3) Secondary progressive form (SPMS): With the progression of disease, patients with relapsing-remitting MS convert into secondary progression. It may run with or without further attacks, with progression between cycles.
4) Progressive relapsing form (PRMS): Progression begins from the very onset of the disease. Clear attacks with or without total remission, and constant progression in between-attack periods are observed.
Different clinical, laboratory, neuroimaging and electrophysiological methods are used to diagnose patients with MS. A mild to moderate pleocytosis and increased gamma globulins are observed during the CSF test, or oligoclonality during electrophoresis.
Magnetic resonance tomography is the most sensitive method for evidencing MS. There are diagnostic X-ray criteria for dissemination of lesions in time and space.
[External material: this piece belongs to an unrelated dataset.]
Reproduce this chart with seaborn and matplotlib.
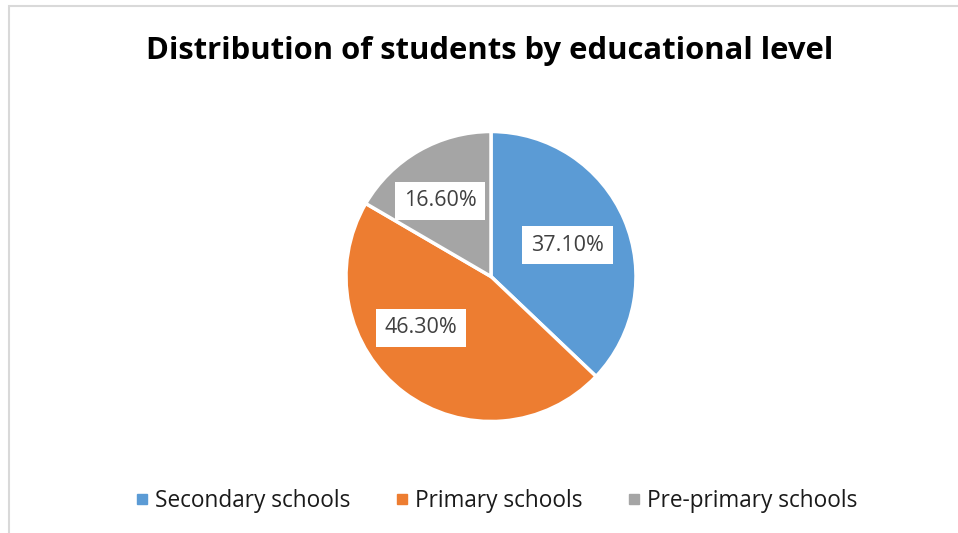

Evidence of dissemination of lesions in space is demonstrated by >1 Т2 lesions present in two of four of the following areas of the CNS: periventricular, juxtacortical, infratentorial, or spinal cord. Dissemination of lesions in time is demonstrated by either a new T2 or contract-enhanced lesion on follow-up MRI. The most typical of all are the lesions located next to the lateral ventricles, corpus callosum or spinal cord. Testing of visual and auditory evoked potentials is also used.
Differential diagnosis is used with different diseases that can cause multifocal CNS disorders, such as systemic lupus erythematosus, Sjögren's syndrome and other vasculites, neuroborreliosis, spinocerebellar degeneration, strokes, vitamin B12 deficiency, Wegener’s granulomatosis (WG), etc.
The treatment of MS is administered during exacerbations, in between-attack periods, and symptomatically.
MS during exacerbations is treated with corticosteroids (CS). CS have an anti-inflammatory, immunomodulating and brain-blood-barrier stabilizing action. Often the therapy is pulsed at high CS doses (500÷1000 mg i.v.) The treatment regime varies from three to seven days based on the severity of the attack, followed by a CS therapy with dose tapering.
MS in between-attack periods is treated with beta interferons, glatiramer acetate, immunoglobulins, immunomodulators, immunosuppressants. Beta interferons and glatiramer acetate are medications of first choice which modify the course of the disease. The aim is to extend the attack-free period and reduce the number of exacerbations.
The symptomatic treatment is aimed at influencing the spasticity, chronic fatigue, tremor, pelvic floor dysfunction, pain. Physiotherapy and rehabilitation have an important role in MS therapy.